This blog is for everyone who uses words.

The ordinary-sized words are for everyone, but the big ones are especially for children.

Thursday, 23 October 2014

The female of the species: a rant

I don't often rant about things I read in newspapers. Journalists are often writing under pressure and, well, we're all human, aren't we, and I'm far from being in a position to cast the first stone about grammatical and spelling errors.

On the other hand, sometimes something so truly horrible appears, something nestling so snugly - and probably smugly - within a determined wooliness of the brain, that howls of incredulous anguish burst from my soul.

This is from the online version of the Daily Telegraph of 7/10/14*:

The problem is that both phones seem to be designed without the female specie in mind.

Oh good grief.

Look, species isn't a plural...well, at least, it is a plural, but when it's a singular it looks exactly the same.

Specie is something entirely different from species (it means coin money as opposed to paper money or bullion. The almost-Latin phrase in specie means in coin, in kind, or, as a law term, in the actual form specified, which usually means not in coin).

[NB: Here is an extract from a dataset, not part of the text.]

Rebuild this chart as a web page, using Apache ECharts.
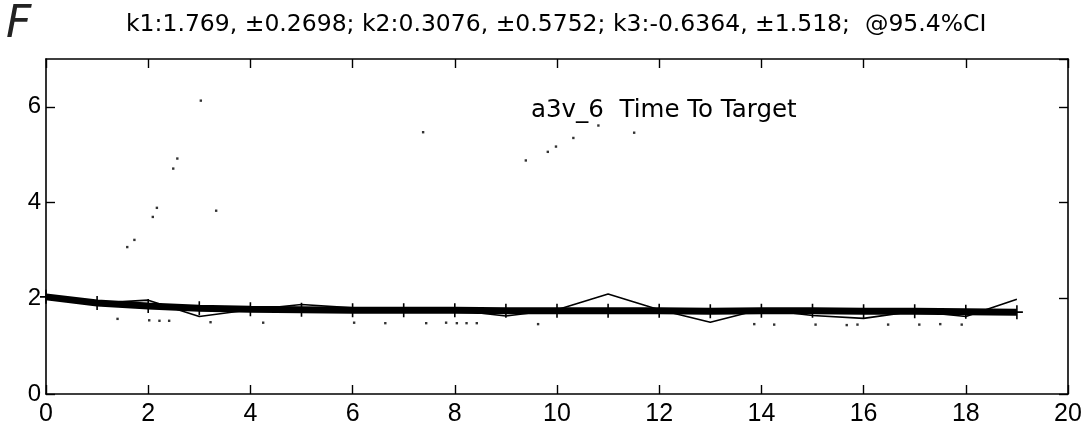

Apart from that, a species is (pretty much) one of the taxonomic groups into which a genus is divided. Most species don't go in for male and female at all - and some members of some species change sex as they go along - but however a species produces new members, whether using male, female, transgender, bisexual, cloning, budding, or whichever resources, the species consists of all of them.

Female isn't a specie, or a species, but a sex. Got it?

And don't start me on the word gender, whatever you do.

Word To Use Correctly Today: specie/species. In specie and specie both come from the Latin phrase in speciē, which means in kind. Species is the Latin for appearance, and comes from specere, to look.

*English date: ie seventh of October.